Efficient Memory management for Running MapReduce Jobs


We are trying to set up a single node cloudera hadoop cluster having 16 GB as RAM on linux machine. We are setting up 5.4.2 version.

Now when we check statistics post the installation and run the top command we find that only 1 -2 GB is available. when we trigger map reduce sample job - no memory is allocated to the job and so job doesnt run.


Can you please let us know what should we do so that more memory is available


Analysis of the top command

cloudera takes 4-5 GB.

mysql 6 GB.(external database to store the metastore) other services 2-3 GB. thus contributing to 13 GB out of 16


Re: Efficient Memory management for Running MapReduce Jobs

Master Guru
You're likely facing this because of a low set value for the CM -> YARN -> Configuration -> "yarn.nodemanager.resource.memory-mb".

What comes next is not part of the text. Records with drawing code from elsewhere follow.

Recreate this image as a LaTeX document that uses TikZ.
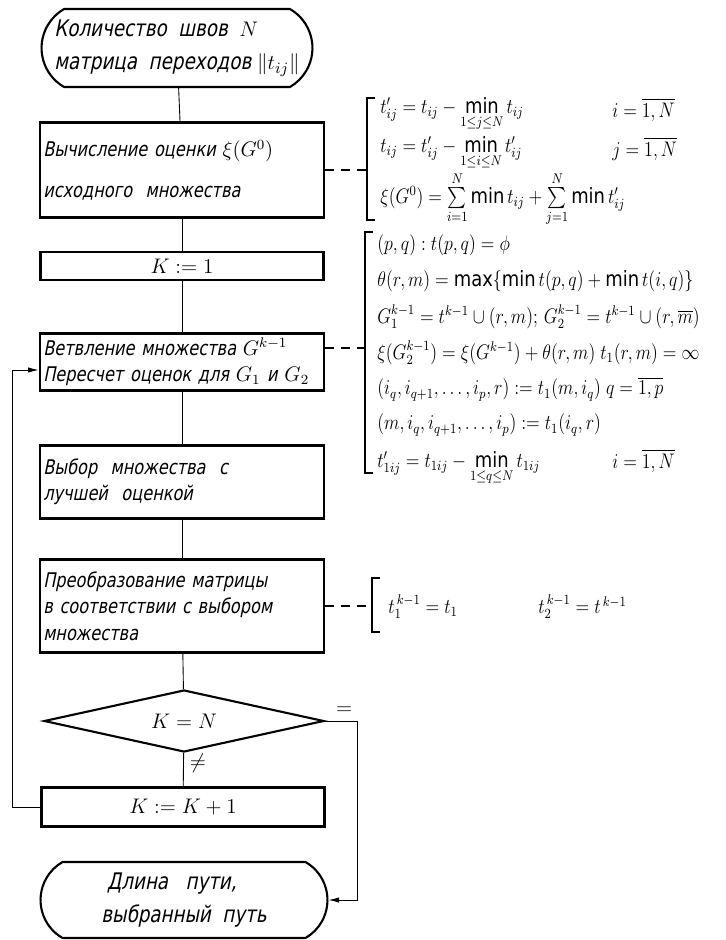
\documentclass[tikz,border=0pt]{standalone}
\usepackage{amsmath, amssymb}
\usepackage{graphicx}
\usepackage{fontspec}
\setmainfont{DejaVu Sans}
\newfontfamily\hand{DejaVu Sans}[FakeStretch=0.8, FakeSlant=0.2]
\newcommand{\narrow}[1]{\scalebox{0.85}[1]{$#1$}}
\usepackage{tikz}
\usetikzlibrary{arrows.meta, calc, positioning, shapes.geometric, shapes.misc}

\begin{document}
\begin{tikzpicture}[x=0.02cm, y=-0.02cm,
  box/.style={draw, line width=1.2pt, minimum width=5.66cm, inner sep=2pt,
    font=\hand\fontsize{11.5}{15}\selectfont},
  boxl/.style={box, text width=5.55cm, align=left},
  term/.style={draw, line width=1.2pt, rounded rectangle, rounded rectangle arc length=120,
    minimum width=5.56cm, align=left, inner sep=2pt, font=\hand\fontsize{13}{19}\selectfont},
  link/.style={line width=0.5pt},
  dlink/.style={line width=0.6pt, dash pattern=on 5pt off 4pt},
  brk/.style={line width=0.6pt},
  frm/.style={anchor=west, inner sep=0pt, font=\fontsize{12}{14}\selectfont}]

\useasboundingbox (0,0) rectangle (726,940);

% Blocks
\node[term, minimum height=1.56cm] (start) at (177,48)
  {Количество \ швов \ $N$\\матрица \ переходов $\|t_{ij}\|$};
\node[boxl, minimum height=1.9cm] (est) at (182,170)
  {Вычисление оценки $\xi(G^0)$\\[8pt]исходного \ множества};
\node[box, minimum height=0.56cm, font=\fontsize{12}{15}\selectfont] (kone) at (182,266) {$K := 1$};
\node[boxl, minimum height=1.14cm] (branch) at (182,362)
  {Ветвление множества $G^{k-1}$\\Пересчет оценок для $G_1$ и $G_2$};
\node[boxl, minimum height=1.46cm] (choose) at (182,482)
  {Выбор \ множества \ с\\лучшей \ оценкой};
\node[boxl, minimum height=1.86cm] (transf) at (182,606)
  {Преобразование матрицы\\в соответствии с выбором\\множества};
\node[diamond, draw, line width=1.2pt, aspect=4.5, inner sep=0pt,
  minimum width=5.6cm, minimum height=1.24cm,
  font=\fontsize{13}{16}\selectfont] (test) at (184,721) {$K = N$};
\node[box, minimum height=0.78cm, font=\fontsize{13}{16}\selectfont] (kinc) at (183,807) {$K := K+1$};
\node[term, minimum height=1.52cm, minimum width=5.88cm] (stop) at (184,900)
  {\ Длина \ \ пути,\\выбранный \ путь};

% Flow
\draw[link] (start) -- (est);
\draw[link] (est) -- (kone);
\draw[link] (kone) -- (branch);
\draw[link] (branch) -- (choose);
\draw[link] (choose) -- (transf);
\draw[link] (transf) -- (test);
\draw[link] (test) -- (kinc) node[pos=0.3, right, font=\fontsize{12}{14}\selectfont] {$\neq$};
\coordinate (fb) at (12,370);
\draw[link, -{Latex[length=6pt, width=3pt]}] (kinc.west) -| (fb) -- (branch.west |- fb);
\coordinate (rr) at (357,900);
\draw[link, -{Latex[length=6pt, width=3pt]}] (test.east) -| (rr)
  node[pos=0.3, above, font=\fontsize{12}{14}\selectfont] {$=$} -- (stop.east);

% Formulas 1
\coordinate (b1t) at (367,98);
\coordinate (b1b) at (367,220);
\draw[brk] ($(b1t)+(8,0)$) -- (b1t) -- (b1b) -- ++(8,0);
\draw[dlink] (est.east) -- (est.east -| b1t);
\node[frm] (f11) at (380,114) {\narrow{t'_{ij}=t_{ij}-\min\limits_{1\le j\le N} t_{ij}}};
\node[frm] (f12) at (380,153) {\narrow{t_{ij}=t'_{ij}-\min\limits_{1\le i\le N} t'_{ij}}};
\node[frm] (f13) at (380,199) {\narrow{\xi(G^0)=\sum\limits_{i=1}^{N}\min t_{ij}+\sum\limits_{j=1}^{N}\min t'_{ij}}};
\node[frm] (r11) at (612,110) {\narrow{i=\overline{1,N}}};
\node[frm] (r12) at (612,149) {\narrow{j=\overline{1,N}}};

% Formulas 2
\coordinate (b2t) at (365,232);
\coordinate (b2b) at (365,473);
\coordinate (b2j) at (365,348);
\draw[brk] ($(b2t)+(8,0)$) -- (b2t) -- (b2b) -- ++(8,0);
\draw[dlink] (branch.east |- b2j) -- (b2j);
\node[frm] (f21) at (377,245) {\narrow{(p,q):t(p,q)=\phi}};
\node[frm] (f22) at (377,281) {\narrow{\theta(r,m)=\max\{\min t(p,q)+\min t(i,q)\}}};
\node[frm] (f23) at (377,317) {\narrow{G_1^{k-1}=t^{k-1}\cup(r,m);\,G_2^{k-1}=t^{k-1}\cup(r,\overline{m})}};
\node[frm] (f24) at (377,353) {\narrow{\xi(G_2^{k-1})=\xi(G^{k-1})+\theta(r,m)\;t_1(r,m)=\infty}};
\node[frm] (f25) at (377,389) {\narrow{(i_q,i_{q+1},\ldots,i_p,r):=t_1(m,i_q)\;q=\overline{1,p}}};
\node[frm] (f26) at (377,425) {\narrow{(m,i_q,i_{q+1},\ldots,i_p):=t_1(i_q,r)}};
\node[frm] (f27) at (377,468) {\narrow{t'_{1ij}=t_{1ij}-\min\limits_{1\le q\le N} t_{1ij}}};
\node[frm] (r27) at (612,461) {\narrow{i=\overline{1,N}}};

% Formulas 3
\coordinate (b3t) at (372,578);
\coordinate (b3b) at (372,632);
\draw[brk] ($(b3t)+(8,0)$) -- (b3t) -- (b3b) -- ++(8,0);
\draw[dlink] (transf.east) -- (transf.east -| b3t);
\node[frm] (f31) at (388,607) {\narrow{t_1^{\,k-1}=t_1}};
\node[frm] (f32) at (538,607) {\narrow{t_2^{\,k-1}=t^{\,k-1}}};

\end{tikzpicture}
\end{document}
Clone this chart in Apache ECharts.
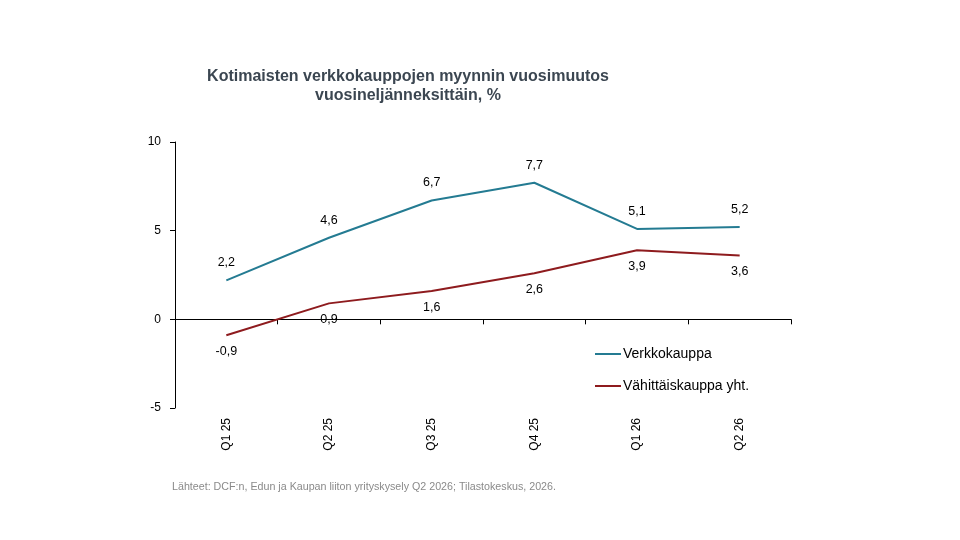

CM may set this lower during its auto-configuration, while accounting for all the other roles and their required heap spaces on the same host. However, not all roles use up their entire configured heap size at all times, so the yarn.nodemanager.resource.memory property can be re-raised to a good value (8 GB or higher) to allow for proper request allocations from jobs.

This problem does not occur on a distributed installation, and is exclusive to single node installations.